Is Pokemon Sword and Shield Worth Your Purchase? Comprehensive Review Of The Newest Pokemon Title

Is Pokemon Sword and Shield Worth Your Purchase? Comprehensive Review Of The Newest Pokemon Title
Credit: Nintendo via Youtube

Pokemon Sword and Shield is perhaps the most polarizing entry for the pokemon series to date. The game released amongst widespread controversy, as fans have been very vocal about their disappointment over cut content. This criticism has also led to die-hard fans defending Game Freak’s decisions, and it seemed a consensus could not be reached as to the quality of the game.

Now that the game has been available for almost two full weeks, and fans have been able to play through the available content, it seems still that no one can make up their mind about the game. Reviews from critics and gaming sites like Game Informer, IGN, and GameSpot have been overwhelmingly positive, despite the game continuing to receive a harsh evaluation from some fans.

Putting aside all controversy for the game’s release, today I want to go over some of the good and bad points of Pokemon Sword and Shield. Keep in mind that this is an entirely personal review, so my opinion could differ from others who play the game. As such, I will be going over notable pros and cons to help fans still on the fence decide if the title is worth the hefty price tag.

Let’s start off with some positive aspects first; the game introduces many notable quality of life changes that make traversing the Galar region stress-free.

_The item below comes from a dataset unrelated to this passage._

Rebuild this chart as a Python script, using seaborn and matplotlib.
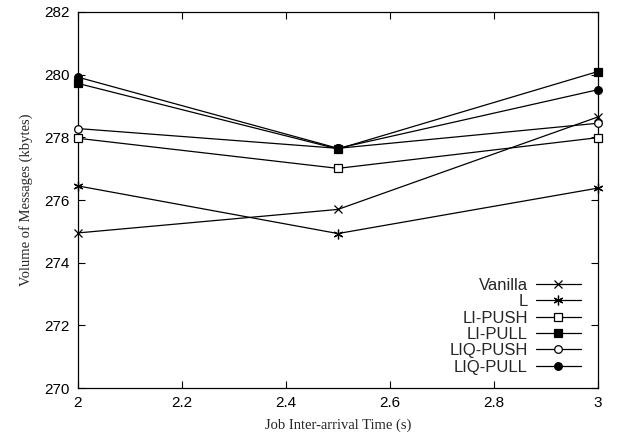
"""Volume of messages vs job inter-arrival time, gnuplot-style line chart."""

import matplotlib

matplotlib.use("Agg")
import matplotlib.pyplot as plt
import pandas as pd
import seaborn as sns

INTER_ARRIVAL = [2.0, 2.5, 3.0]
VANILLA = [274.95, 275.70, 278.65]
L = [276.45, 274.93, 276.38]
LI_PUSH = [277.97, 277.01, 277.99]
LI_PULL = [279.72, 277.63, 280.10]
LIQ_PUSH = [278.28, 277.65, 278.45]
LIQ_PULL = [279.92, 277.65, 279.52]

SERIES = {
    "Vanilla": VANILLA,
    "L": L,
    "LI-PUSH": LI_PUSH,
    "LI-PULL": LI_PULL,
    "LIQ-PUSH": LIQ_PUSH,
    "LIQ-PULL": LIQ_PULL,
}
# marker, face colour, size
MARKERS = {
    "Vanilla": ("x", "black", 6),
    "L": ((6, 2, 0), "black", 7),
    "LI-PUSH": ("s", "white", 5.5),
    "LI-PULL": ("s", "black", 5.5),
    "LIQ-PUSH": ("o", "white", 5.5),
    "LIQ-PULL": ("o", "black", 5.5),
}


def main() -> None:
    sns.set_theme(style="ticks")
    plt.rcParams["font.family"] = ["Liberation Sans", "DejaVu Sans"]
    plt.rcParams["xtick.direction"] = "in"
    plt.rcParams["ytick.direction"] = "in"

    rows = []
    for name, values in SERIES.items():
        for x, y in zip(INTER_ARRIVAL, values):
            rows.append({"series": name, "time": x, "volume": y})
    df = pd.DataFrame(rows)

    fig = plt.figure(figsize=(6.34, 4.44), dpi=100)
    ax = fig.add_axes([0.123, 0.126, 0.820, 0.847])

    for name in SERIES:
        marker, face, size = MARKERS[name]
        sns.lineplot(
            data=df[df["series"] == name],
            x="time",
            y="volume",
            color="black",
            linewidth=0.9,
            marker=marker,
            markersize=size,
            markerfacecolor=face,
            markeredgecolor="black",
            markeredgewidth=0.9,
            label=name,
            ax=ax,
            clip_on=False,
            zorder=3,
        )

    ax.set_xlim(2, 3)
    ax.set_ylim(270, 282)
    ax.set_xticks([2, 2.2, 2.4, 2.6, 2.8, 3])
    ax.set_xticklabels(["2", "2.2", "2.4", "2.6", "2.8", "3"])
    ax.set_yticks(range(270, 283, 2))
    ax.tick_params(axis="both", which="both", top=True, right=True, length=5,
                   width=0.8, labelsize=11, pad=6, colors="black")
    for spine in ax.spines.values():
        spine.set_linewidth(0.9)
        spine.set_color("black")

    serif = ["Liberation Serif", "DejaVu Serif"]
    ax.set_xlabel("Job Inter-arrival Time (s)", family=serif, fontsize=10.5, labelpad=6)
    ax.set_ylabel("Volume of Messages (kbytes)", family=serif, fontsize=10.5, labelpad=8)

    ax.legend(
        loc="lower right",
        bbox_to_anchor=(0.99, 0.005),
        frameon=False,
        markerfirst=False,
        fontsize=12,
        handlelength=2.7,
        handletextpad=0.5,
        labelspacing=0.08,
        borderaxespad=0.3,
    )

    fig.savefig("out.png", dpi=100)
    plt.close(fig)


if __name__ == "__main__":
    main()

Seeing Pokemon models out in the wild is a welcome change to the franchise that is hopefully here to stay since its inclusion in the Let’s Go set of games.

The world feels all the more alive and dynamic, as Pokemon will react to the player in real-time. This can lead to cute moments, such as when a Yamper scampers up to check the player out, or some scary ones like being chased around the map by an overleveled Bewear. The Wild Area is teeming with life and begs for every nook and cranny to be explored.

Speaking of exploration, the introduction of the Rotom Bike and Pokemon Camp makes it easier than ever. Pokemon Camp allows the player to craft various curry recipes, which are then shared with your party Pokemon. Depending on the quality of food produced by the short mini-game, this will heal your Pokemon and cure status ailments like paralysis and fainting. This feature allows for an uninterrupted exploration of the Wild Area and keeps trips back to town for a Pokemon Center at a minimum.

Later in the game, your character’s bicycle will receive an update that allows you to sail on the water. This seems like a small change, but the seamless transition from land to water as you ride your bike straight into lakes and streams keeps chasing down those water exclusive pokemon from being a chore. No more menus to open first or HM’s to take up space in your Pokemon’s movepool, just uninterrupted mobility on land and sea.

Now, for some of the places where the game falters. The opening sequence of the game is long and quite boring. This is made up for somewhat by the player being turned loose in the Wild Area early on, but the “story essential” cutscenes are unskippable much to my chagrin.

Many fans were also upset by the seemingly lackluster graphics and animations showcased in the game’s trailer, and rightfully so. It is difficult to come to a conclusion as to the quality of the graphics in-game, as they are wildly inconsistent throughout.

For example, the modeling done for buildings and towns in the game was absolutely gorgeous. The first time you step out of your house, prepare to be wowed by overgrown ivy walls of the player’s home. Some models, however, are just as bad as they’ve been made out to be. Trees in the Wild Area and throughout the game look like they are ripped straight from a Nintendo 64 game.

This inconsistency seems to carry over into the battle animations for the Pokemon as well. For some moves and idle animations, it is obvious that they are new and improved. For others, however, well not so much. The infamous double kick animation from the trailers is a good example of some of the more lackluster ones.

The implementation of Dynamaxing is also inconsistent. The Max Raids, for example, is excellent, and even playing offline offers a fun gameplay loop for players to catch powerful Pokemon. During the gym challenge, however, all gym leaders will only Dynamax their last Pokemon. Once you figure this out, it makes the feature inconsequential and repetitive. Luckily, with a few exceptions, if you’re not a fan of the Dynamaxing feature it only pops up during the aforementioned battles with Gym Leaders.

All-in-all, Pokemon Sword and Shield do a lot of things right, with a hefty amount of lackluster features sprinkled in between. Whether the game is worth the price is entirely up to your own personal motivations for buying the game. If you are a collector, who has worked hard to bring all your pokemon from game to game with you, this is obviously one title you should skip out on.

However, for the average fan (unless you want to make a statement to Game Freak and Nintendo by skipping the game) there is a lot of fun to be had in the Galar region. Max Raids and the Wild Area put a fresh spin on old gameplay mechanics, while the game still keeps many features that make Pokemon enjoyable from generation to generation.